The folder is, at first glance, unremarkable:  gray, archival, tied with a small, neat ecru ribbon.  Jotted in pencil is a notation:   Collection GOERING, inventaire des peintures.”  Inside is a ledger, brittle with age but well preserved, its handwritten notations spanning two-hundred-odd pages and eleven years.  The first is from April 1933:  a listing for a Venus painted in oil on wood by Jacopo de’ Barbari, purchased in Rome for twelve thousand lira, displayed in a private office of Carinhall, [his] hunting estate outside Berlin…. One thousand three hundred and seventy-five paintings follow this Venus, all of them carefully recorded:  date of receipt, title of painting, painter, description, collection of origin, and destination.  Tintoretto, Renoir, Rubens, Monet, Corot, van Gogh, Botticelli, a large group of Cranach; it goes on.  After 1940, the pace of acquisition becomes frantic, obsessive, and the names of the European masters are often matched in provenance with names of some of the greatest art-collecting families and dealers of the early twentieth century:  Goudstikker, Rothschild, Rosenberg, Wildenstein.   It all stops abruptly in the spring of 1944.
Allied Soldiers Examine Looted Artworks
Fearing that the Allies were closing in at the end of the war, Göring loaded his art collection onto private trains bound for the Austrian border.  But the trains were intercepted by the Allies and rerouted to Munich, where the contents were offloaded and inventoried.  Göring himself was caught in Bavaria and convicted of war crimes in the 1946 Nürnburg Trials.  Rather than face hanging, he swallowed a cyanide pill the day before his execution.

Carinhall
For all his collecting fervor, Göring was an art gourmand, not a gourmet, and his eyes were bigger than his ample stomach.  The New Yorker:  “His haul was hung carelessly in his enormous hunting lodge:  layered on the walls, without regard for presentation, origin, or appreciation.”  Perhaps Edda didn’t notice her father’s greedy excess, enjoyed at the expense of those with genuine taste.  After all, love is blind.  

Keep it real,
Marilyn

Comments

  1. Your mention of Sarah Wildman (writing about looted art) moves me to recommend her Holocaust-related family story, Paper Love.

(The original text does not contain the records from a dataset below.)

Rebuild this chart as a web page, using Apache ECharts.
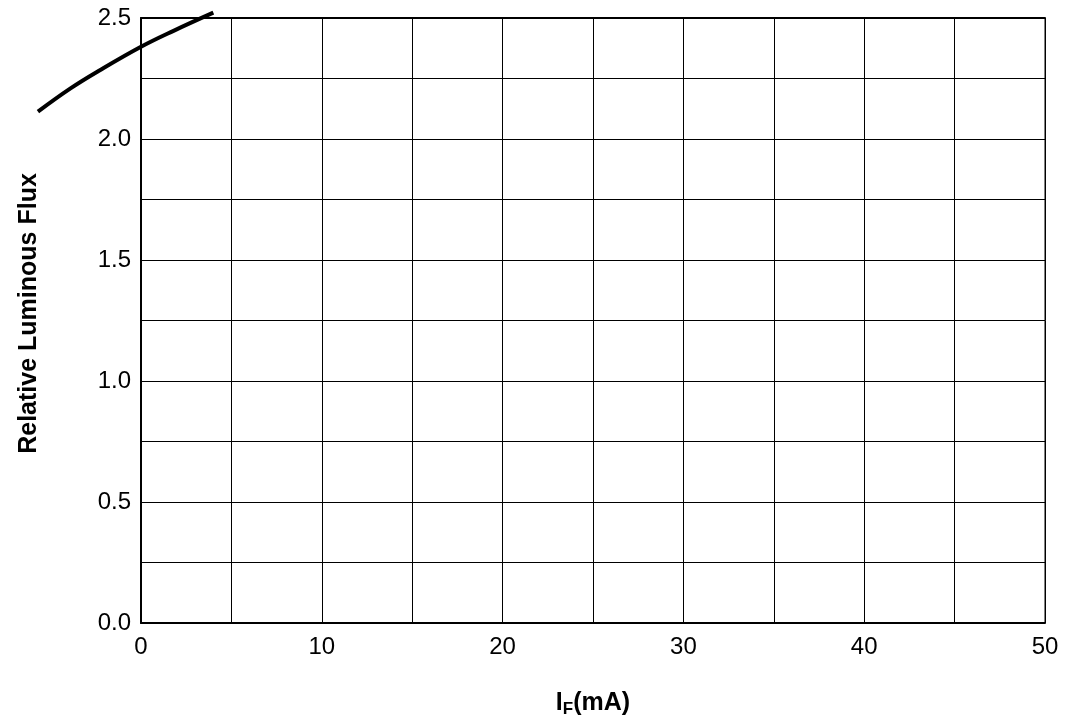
<!DOCTYPE html>
<html><head><meta charset="utf-8">
<script src="https://cdn.jsdelivr.net/npm/echarts@6/dist/echarts.min.js"></script>
<style>html,body{margin:0;padding:0;background:#fff}#c{width:1065px;height:725px}</style>
</head><body><div id="c"></div>
<script>
const currentMA = [-5.7, -3.9, -2.3, 0, 1.8, 4.0];
const relFlux = [2.113, 2.209, 2.283, 2.381, 2.447, 2.522];
const xTicks = [0, 10, 20, 30, 40, 50];
const yTicks = [0.0, 0.5, 1.0, 1.5, 2.0, 2.5];

const chart = echarts.init(document.getElementById('c'));
const font = 'Liberation Sans, Arial, sans-serif';
// main plot: x 0..50 over 904px (18.08 px/unit), y 0..2.5 over 605px (242 px/unit)
const L = 141, R = 20, T = 18, B = 102;
const pxX = (1065 - L - R) / 50, pxY = (725 - T - B) / 2.5;
// overlay grid with identical scale but wider extent so the curve can run outside the frame
const x2min = -6, y2max = 2.55;
chart.setOption({
  animation: false,
  grid: [
    {left: L, right: R, top: T, bottom: B, show: true, borderColor: '#000', borderWidth: 1},
    {left: L + x2min * pxX, right: R, top: T - (y2max - 2.5) * pxY, bottom: B, show: false}
  ],
  xAxis: [{
    gridIndex: 0, type: 'value', min: 0, max: 50, interval: 5,
    axisLine: {show: true, lineStyle: {color: '#000', width: 2}},
    axisTick: {show: false},
    splitLine: {show: true, lineStyle: {color: '#000', width: 1}},
    axisLabel: {color: '#000', fontSize: 24, fontFamily: font, margin: 12,
      formatter: v => xTicks.includes(v) ? String(v) : ''},
    name: '{b|I}{s|F}{b|(mA)}', nameLocation: 'middle', nameGap: 66,
    nameTextStyle: {rich: {
      b: {fontSize: 25, fontWeight: 'bold', fontFamily: font, color: '#000'},
      s: {fontSize: 17, fontWeight: 'bold', fontFamily: font, color: '#000', verticalAlign: 'bottom', padding: [12, 0, 0, 0]}
    }}
  }, {
    gridIndex: 0, type: 'value', min: 0, max: 50, position: 'top',
    axisLine: {show: true, lineStyle: {color: '#000', width: 2}},
    axisTick: {show: false}, axisLabel: {show: false}, splitLine: {show: false}
  }, {
    gridIndex: 1, type: 'value', min: x2min, max: 50, show: false
  }],
  yAxis: [{
    gridIndex: 0, type: 'value', min: 0, max: 2.5, interval: 0.25,
    axisLine: {show: true, lineStyle: {color: '#000', width: 2}},
    axisTick: {show: false},
    splitLine: {show: true, lineStyle: {color: '#000', width: 1}},
    axisLabel: {color: '#000', fontSize: 24, fontFamily: font, margin: 10,
      formatter: v => yTicks.some(t => Math.abs(t - v) < 1e-6) ? v.toFixed(1) : ''},
    name: 'Relative Luminous Flux', nameLocation: 'middle', nameGap: 99, nameRotate: 90,
    nameTextStyle: {fontSize: 25, fontWeight: 'bold', fontFamily: font, color: '#000', padding: [0, 0, 0, 14]}
  }, {
    gridIndex: 1, type: 'value', min: 0, max: y2max, show: false
  }],
  series: [{
    type: 'line', xAxisIndex: 2, yAxisIndex: 1, smooth: 0.4, symbol: 'none', clip: false,
    lineStyle: {color: '#000', width: 4},
    data: currentMA.map((x, i) => [x, relFlux[i]])
  }]
});
</script></body></html>
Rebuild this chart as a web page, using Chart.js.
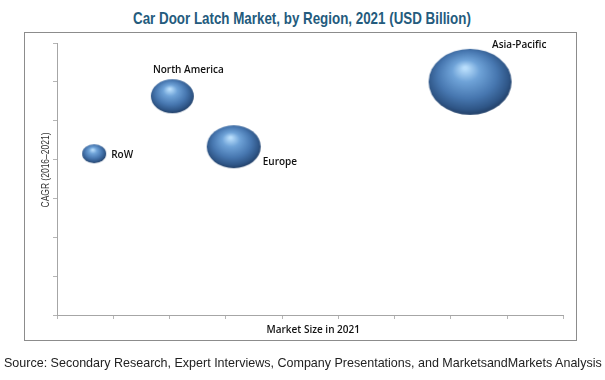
<!DOCTYPE html>
<html>
<head>
<meta charset="utf-8">
<title>Car Door Latch Market, by Region, 2021 (USD Billion)</title>
<script src="https://cdn.jsdelivr.net/npm/chart.js@4.4.0/dist/chart.umd.min.js"></script>
<style>
  html, body { margin: 0; padding: 0; background: #fff; }
  #wrap { position: relative; width: 605px; height: 380px; overflow: hidden; }
  #title {
    position: absolute; left: 133px; top: 9px; white-space: nowrap;
    font: bold 17px "Liberation Sans", Arial, sans-serif;
    color: #245b7d; transform-origin: 0 0;
  }
  #frame {
    position: absolute; left: 24px; top: 32px; width: 553px; height: 309px;
    box-sizing: border-box; border: 1px solid #8c8c8c;
  }
  #source {
    position: absolute; left: 4px; top: 355px; white-space: nowrap;
    font: 13px "Liberation Sans", Arial, sans-serif;
    color: #222; transform-origin: 0 0;
  }
  #chart { position: absolute; left: 0; top: 0; }
</style>
</head>
<body>
<div id="wrap">
  <div id="title">Car Door Latch Market, by Region, 2021 (USD Billion)</div>
  <div id="frame"></div>
  <canvas id="chart" width="605" height="380"></canvas>
  <div id="source">Source: Secondary Research, Expert Interviews, Company Presentations, and MarketsandMarkets Analysis</div>
</div>
<script>
// data (axes carry no tick labels, so units are tick steps)
const regions = ['RoW', 'North America', 'Europe', 'Asia-Pacific'];
const marketSize = [0.66, 2.05, 3.14, 7.34];
const cagr = [4.15, 5.63, 4.33, 6.0];
const bubbleSize = [12, 21.5, 27, 41.5];

const xTitle = 'Market Size in 2021';
const yTitle = 'CAGR (2016\u20132021)';

// where each region's name sits relative to its bubble
const labelSpots = [
    { dx: 17, dy: 1, align: 'left' },
    { dx: 16, dy: -26, align: 'center' },
    { dx: 29, dy: 15, align: 'left' },
    { dx: 22, dy: -37, align: 'left' },
];

// the original uses condensed fonts, squeeze the text to the same width
function squeeze(id, width) {
    const el = document.getElementById(id);
    el.style.transform = 'scaleX(' + (width / el.offsetWidth) + ')';
}
squeeze('title', 338);
squeeze('source', 598);

// shaded "3D" ball sprite, a bit flatter than wide like the original
function makeBall(r) {
    const w = Math.round(r * 2);
    const h = Math.round(r * 1.6);
    const c = document.createElement('canvas');
    c.width = w + 2;
    c.height = h + 2;
    const g = c.getContext('2d');
    g.translate(c.width / 2, c.height / 2);
    g.scale(1, h / w);
    const grad = g.createRadialGradient(-r * 0.12, -r * 0.42, r * 0.04, -r * 0.04, -r * 0.1, r * 1.08);
    grad.addColorStop(0, '#b9defc');
    grad.addColorStop(0.28, '#6fa3d8');
    grad.addColorStop(0.65, '#4777b0');
    grad.addColorStop(0.9, '#2f5687');
    grad.addColorStop(1, '#24436c');
    g.fillStyle = grad;
    g.beginPath();
    g.arc(0, 0, r, 0, Math.PI * 2);
    g.fill();
    return c;
}

const balls = bubbleSize.map(makeBall);

const textPlugin = {
    id: 'textPlugin',
    afterDraw(chart) {
        const ctx = chart.ctx;
        const area = chart.chartArea;
        ctx.save();
        ctx.fillStyle = '#111';
        ctx.textBaseline = 'middle';

        // region names
        ctx.font = '600 10px "Open Sans", sans-serif';
        chart.getDatasetMeta(0).data.forEach((pt, i) => {
            const spot = labelSpots[i];
            ctx.textAlign = spot.align;
            ctx.fillText(regions[i], pt.x + spot.dx, pt.y + spot.dy);
        });

        // axis titles
        ctx.textAlign = 'center';
        ctx.fillText(xTitle, (area.left + area.right) / 2 + 3, area.bottom + 15);

        ctx.font = '11px "Liberation Sans", Arial, sans-serif';
        const yw = ctx.measureText(yTitle).width;
        ctx.translate(46, (area.top + area.bottom) / 2 - 9);
        ctx.rotate(-Math.PI / 2);
        ctx.scale(75 / yw, 1);
        ctx.fillStyle = '#333';
        ctx.fillText(yTitle, 0, 0);
        ctx.restore();
    }
};

new Chart(document.getElementById('chart'), {
    type: 'bubble',
    data: {
        datasets: [{
            label: 'Regions',
            data: regions.map((r, i) => ({ x: marketSize[i], y: cagr[i], r: bubbleSize[i] })),
            pointStyle: (ctx) => balls[ctx.dataIndex],
            backgroundColor: '#4a7ebb',
            borderWidth: 0,
        }]
    },
    options: {
        responsive: false,
        animation: false,
        layout: { padding: { left: 53, right: 41, top: 43, bottom: 61 } },
        plugins: {
            legend: { display: false },
            tooltip: { enabled: false },
        },
        scales: {
            x: {
                type: 'linear',
                min: 0,
                max: 9,
                ticks: { stepSize: 1, display: false },
                grid: { drawOnChartArea: false, tickLength: 4, color: '#b5b5b5' },
                border: { color: '#a6a6a6' },
            },
            y: {
                type: 'linear',
                min: 0,
                max: 7,
                ticks: { stepSize: 1, display: false },
                grid: { drawOnChartArea: false, tickLength: 4, color: '#b5b5b5' },
                border: { color: '#a6a6a6' },
            },
        },
    },
    plugins: [textPlugin],
});
</script>
</body>
</html>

Excellent and available in paperback.

    ReplyDelete
    Replies
    1. Thanks! I'll add it to my reading list, along with Bad Blood, which people are raving about. And I heard it first from YOU!

      Delete
  2. A wonderful book on the subject of confiscated art is The Hare With Amber Eyes, by Edmund de Waal, whose family was among the super rich and had their possessions, inlcuding art and antiques, stolen by the Nazis in Vienna.